▶ _The exercise_
Gather, from the data below, each line in which the word "with" occurs.

▶ _Given data_
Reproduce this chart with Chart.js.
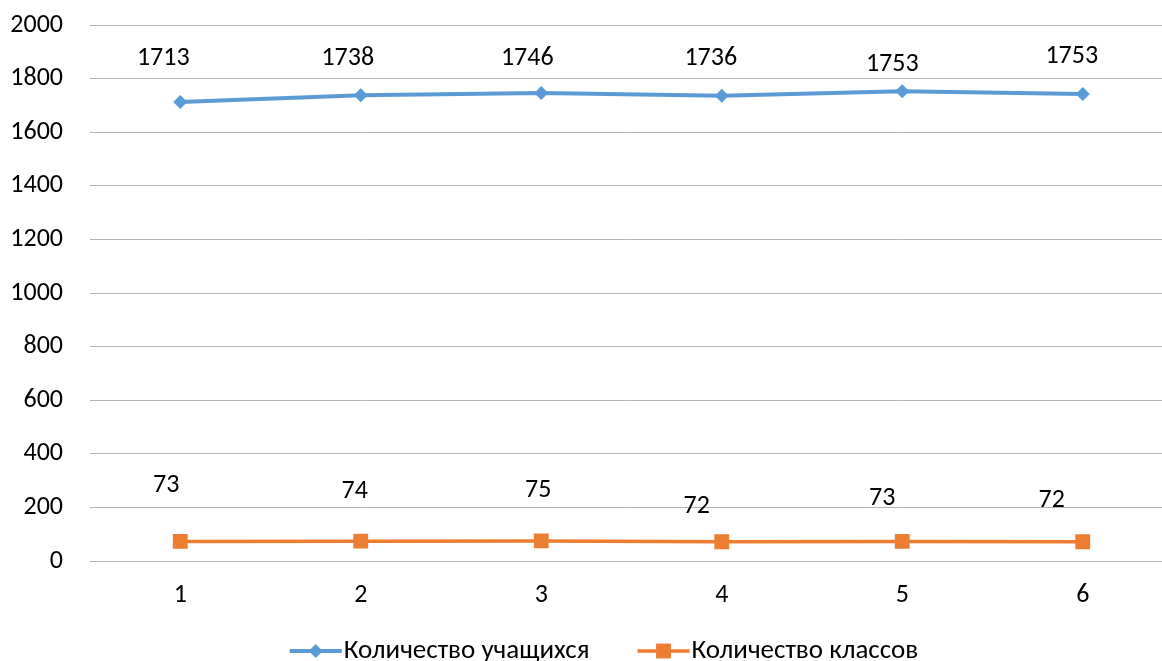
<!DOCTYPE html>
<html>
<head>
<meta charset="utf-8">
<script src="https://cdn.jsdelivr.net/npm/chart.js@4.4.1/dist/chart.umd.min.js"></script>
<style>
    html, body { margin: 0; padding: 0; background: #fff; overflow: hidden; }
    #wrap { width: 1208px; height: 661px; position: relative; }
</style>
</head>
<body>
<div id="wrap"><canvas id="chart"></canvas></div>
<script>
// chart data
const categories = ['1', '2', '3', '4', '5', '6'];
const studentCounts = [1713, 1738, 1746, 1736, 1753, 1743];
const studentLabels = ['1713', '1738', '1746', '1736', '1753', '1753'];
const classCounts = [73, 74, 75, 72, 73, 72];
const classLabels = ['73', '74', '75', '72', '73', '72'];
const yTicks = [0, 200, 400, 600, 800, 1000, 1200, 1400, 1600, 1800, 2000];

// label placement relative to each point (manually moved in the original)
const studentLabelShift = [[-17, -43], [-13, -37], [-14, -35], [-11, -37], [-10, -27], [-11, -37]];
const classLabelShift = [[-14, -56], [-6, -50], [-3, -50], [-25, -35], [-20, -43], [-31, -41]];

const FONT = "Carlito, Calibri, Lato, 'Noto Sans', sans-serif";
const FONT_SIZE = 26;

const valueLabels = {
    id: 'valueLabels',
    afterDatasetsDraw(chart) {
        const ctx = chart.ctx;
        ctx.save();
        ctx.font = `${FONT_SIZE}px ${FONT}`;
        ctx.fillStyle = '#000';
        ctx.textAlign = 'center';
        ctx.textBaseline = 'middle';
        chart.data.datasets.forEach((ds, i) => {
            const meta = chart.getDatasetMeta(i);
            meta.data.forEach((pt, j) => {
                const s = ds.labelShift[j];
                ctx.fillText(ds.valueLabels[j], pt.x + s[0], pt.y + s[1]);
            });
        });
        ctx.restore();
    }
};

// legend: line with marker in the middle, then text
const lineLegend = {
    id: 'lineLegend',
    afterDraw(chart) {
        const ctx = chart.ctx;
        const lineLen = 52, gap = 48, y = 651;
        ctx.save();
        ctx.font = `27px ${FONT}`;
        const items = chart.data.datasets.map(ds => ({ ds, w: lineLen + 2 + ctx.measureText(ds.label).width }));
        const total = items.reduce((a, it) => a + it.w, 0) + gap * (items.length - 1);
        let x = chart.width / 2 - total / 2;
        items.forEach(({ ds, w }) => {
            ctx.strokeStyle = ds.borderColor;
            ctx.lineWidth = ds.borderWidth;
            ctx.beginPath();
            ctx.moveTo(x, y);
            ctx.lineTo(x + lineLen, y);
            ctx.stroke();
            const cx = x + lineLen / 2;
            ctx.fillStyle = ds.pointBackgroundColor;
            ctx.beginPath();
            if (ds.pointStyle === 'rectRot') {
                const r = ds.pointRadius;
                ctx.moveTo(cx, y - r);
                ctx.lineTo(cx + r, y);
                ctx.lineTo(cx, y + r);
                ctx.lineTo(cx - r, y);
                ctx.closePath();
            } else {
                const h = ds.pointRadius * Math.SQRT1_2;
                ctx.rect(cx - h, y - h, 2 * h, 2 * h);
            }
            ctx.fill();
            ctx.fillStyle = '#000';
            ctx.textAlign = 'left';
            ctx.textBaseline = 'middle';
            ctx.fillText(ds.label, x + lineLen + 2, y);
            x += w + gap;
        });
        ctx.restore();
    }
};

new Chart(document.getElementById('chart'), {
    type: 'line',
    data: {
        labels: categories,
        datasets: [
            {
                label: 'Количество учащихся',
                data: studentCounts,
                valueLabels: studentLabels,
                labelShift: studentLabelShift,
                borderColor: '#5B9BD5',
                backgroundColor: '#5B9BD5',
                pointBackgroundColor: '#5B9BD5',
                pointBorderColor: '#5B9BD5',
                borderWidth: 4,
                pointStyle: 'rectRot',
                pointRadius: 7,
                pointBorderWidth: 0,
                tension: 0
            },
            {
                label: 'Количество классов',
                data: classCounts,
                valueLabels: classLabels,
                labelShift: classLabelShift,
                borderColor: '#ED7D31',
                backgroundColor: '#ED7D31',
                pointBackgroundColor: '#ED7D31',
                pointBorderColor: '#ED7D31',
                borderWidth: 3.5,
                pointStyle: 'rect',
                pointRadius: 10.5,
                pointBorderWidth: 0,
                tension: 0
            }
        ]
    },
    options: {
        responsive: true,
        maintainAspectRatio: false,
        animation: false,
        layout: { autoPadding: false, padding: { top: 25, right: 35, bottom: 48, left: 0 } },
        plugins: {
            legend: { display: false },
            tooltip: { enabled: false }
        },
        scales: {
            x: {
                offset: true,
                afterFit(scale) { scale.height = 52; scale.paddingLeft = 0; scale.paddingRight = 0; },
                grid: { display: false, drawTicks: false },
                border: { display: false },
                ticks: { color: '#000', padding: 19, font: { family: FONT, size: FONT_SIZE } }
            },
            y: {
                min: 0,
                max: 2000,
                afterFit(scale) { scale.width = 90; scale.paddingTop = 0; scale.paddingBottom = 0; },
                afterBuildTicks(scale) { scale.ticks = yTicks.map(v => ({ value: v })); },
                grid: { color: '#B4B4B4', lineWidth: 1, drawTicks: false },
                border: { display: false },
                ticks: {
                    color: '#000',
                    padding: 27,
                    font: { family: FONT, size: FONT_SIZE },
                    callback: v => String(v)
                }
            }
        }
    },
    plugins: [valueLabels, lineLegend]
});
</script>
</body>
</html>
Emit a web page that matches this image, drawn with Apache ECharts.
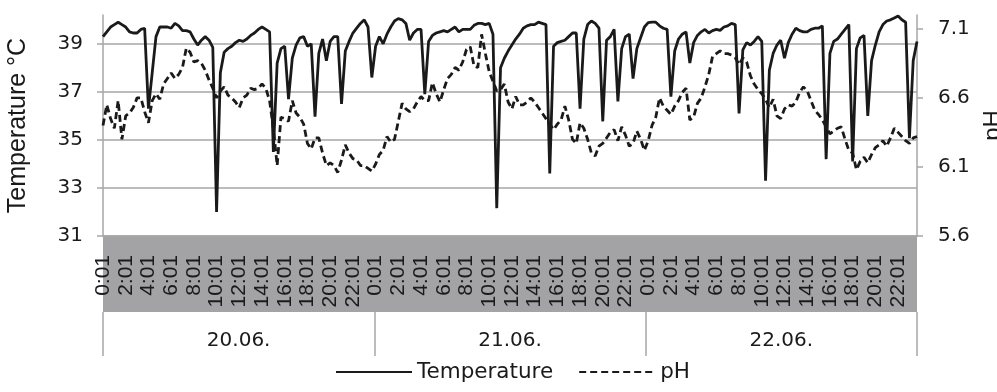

▶ _Reply_
Reproduce this chart with Chart.js.
// legend: line with marker in the middle, then text
Emit a web page that matches this image, drawn with Apache ECharts.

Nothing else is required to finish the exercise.